I find that preparation of such a journey to be all encompassing, with so many factors, all of which are equally important. Recently I started a relationship with someone that seemingly couldn't have been programmed better for me. She's an accomplished sailor and we made plans for her to come with me. Inevitably though I found that the whole nature of the trip changed in my heart when it became 'easier' because of not doing it solo and we're now 'taking a break.' I too crave to be with someone but when I am with someone I find all I can think of is finding solitude, the type of solitude that one has being alone on a sailboat in the middle of an ocean hundreds or even thousands of miles from another soul.
Cuivienen
03-23-2008, 02:35 PM
Do others here find they need a large project in order to find some solace, contentment in their lives?
I think I know just how you feel. As long as I can think, I`ve always been project-driven, I always have short term-plans (things to do within a few days or a week), middle term ones (About a 1 year span, f.e. learning a new language, doing well in the next law-school exams) and long term goals (graduating with very good grades, spending at least a year studying in some foreign country,...).

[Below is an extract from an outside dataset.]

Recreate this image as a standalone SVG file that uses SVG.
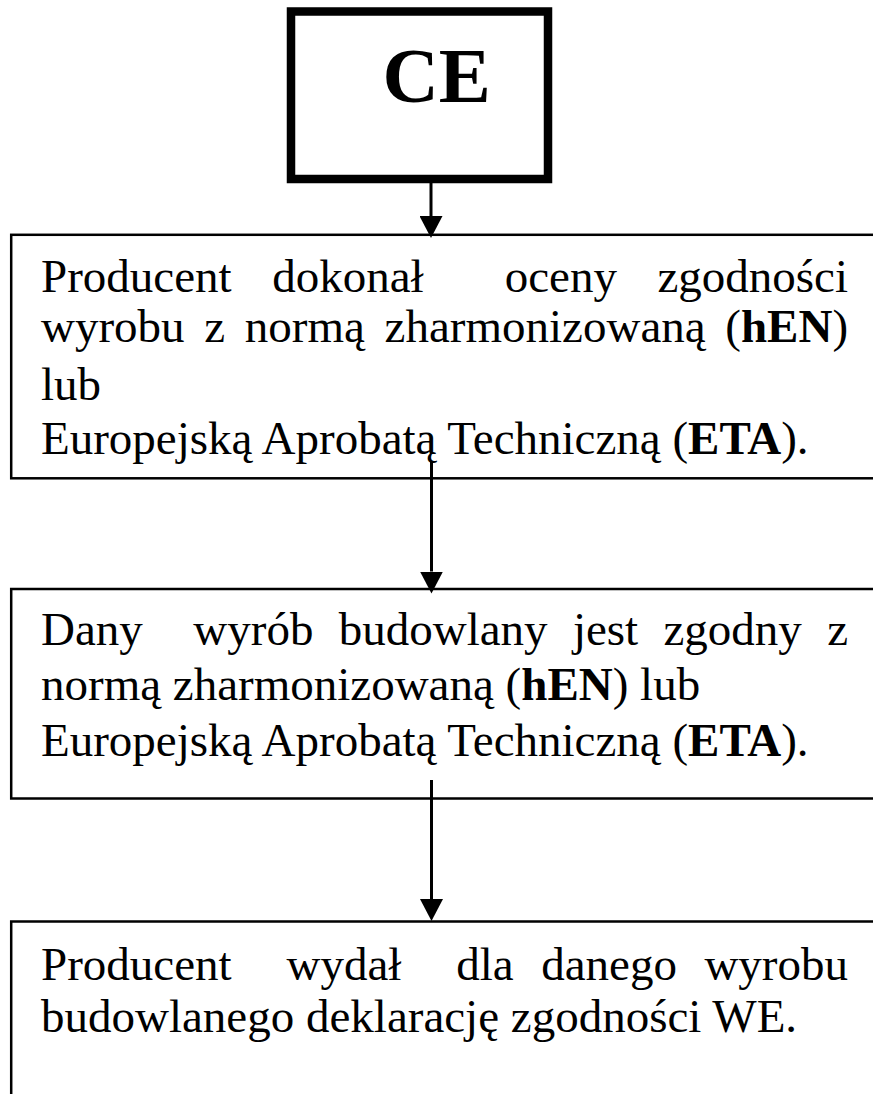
<svg xmlns="http://www.w3.org/2000/svg" width="873" height="1094" viewBox="0 0 873 1094">
<style>
.box{fill:#fff;stroke:#000;stroke-width:2.5}
.ce{fill:#fff;stroke:#000;stroke-width:8.5}
.t{font-family:"Liberation Serif","Times New Roman",serif;font-size:47px;fill:#000}
.b{font-weight:bold}
.conn{stroke:#000;stroke-width:3;fill:none}
</style>
<defs>
<marker id="ah" markerUnits="userSpaceOnUse" viewBox="0 0 22 23" refX="0" refY="11.5" markerWidth="22" markerHeight="23" orient="auto">
<path d="M0,0 L22,11.5 L0,23 Z" fill="#000"/>
</marker>
</defs>
<rect width="873" height="1094" fill="#fff"/>
<g id="node-ce">
<rect class="ce" x="291" y="11.5" width="257" height="167.5"/>
<text class="t b" x="382.5" y="102" style="font-size:78px">CE</text>
</g>
<g id="node-1">
<rect class="box" x="11.2" y="234.8" width="870" height="243.5"/>
<text class="t" y="292"><tspan x="41">Producent</tspan><tspan x="272.2">dokonał</tspan><tspan x="504.7">oceny</tspan><tspan x="657.4">zgodności</tspan></text>
<text class="t" y="342"><tspan x="41">wyrobu</tspan><tspan x="204.3">z</tspan><tspan x="244.8">normą</tspan><tspan x="384.6">zharmonizowaną</tspan><tspan x="725.3">(<tspan class="b">hEN</tspan>)</tspan></text>
<text class="t" x="41" y="400">lub</text>
<text class="t" x="41" y="454">Europejską Aprobatą Techniczną (<tspan class="b">ETA</tspan>).</text>
</g>
<g id="node-2">
<rect class="box" x="11.2" y="589" width="870" height="209.5"/>
<text class="t" y="645"><tspan x="41">Dany</tspan><tspan x="193.3">wyrób</tspan><tspan x="338.7">budowlany</tspan><tspan x="572.9">jest</tspan><tspan x="663.5">zgodny</tspan><tspan x="827.2">z</tspan></text>
<text class="t" x="41" y="700">normą zharmonizowaną (<tspan class="b">hEN</tspan>) lub</text>
<text class="t" x="41" y="756">Europejską Aprobatą Techniczną (<tspan class="b">ETA</tspan>).</text>
</g>
<g id="node-3">
<rect class="box" x="11.2" y="921.5" width="870" height="200"/>
<text class="t" y="980"><tspan x="41">Producent</tspan><tspan x="286.5">wydał</tspan><tspan x="456.3">dla</tspan><tspan x="541.2">danego</tspan><tspan x="704.4">wyrobu</tspan></text>
<text class="t" x="41" y="1032">budowlanego deklarację zgodności WE.</text>
</g>
<g id="connectors">
<line class="conn" x1="431" y1="183" x2="431" y2="216" marker-end="url(#ah)"/>
<line class="conn" x1="431.5" y1="461.5" x2="431.5" y2="571.5" marker-end="url(#ah)"/>
<line class="conn" x1="431.5" y1="780" x2="431.5" y2="899" marker-end="url(#ah)"/>
</g>
</svg>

If I don`t have any project to work on for more than a week I grow restless and easily irritated, then I usually spend a lot of time walking through the fields alone, making new plans for the future.
I find that I am rarely happier than when I feel I have made some strides ín a large-scale project I set myself.
Zilal
03-23-2008, 04:03 PM
It's funny, I don't feel like I need a project, yet several other people have insisted that I do. Heh. They will they offer to go in on something with me (usually writing a book). But I don't want to work with anyone else!
When I get a goal in mind I do tend to get blinders on and not see anything but that. But it doesn't necessarily bring me contentment.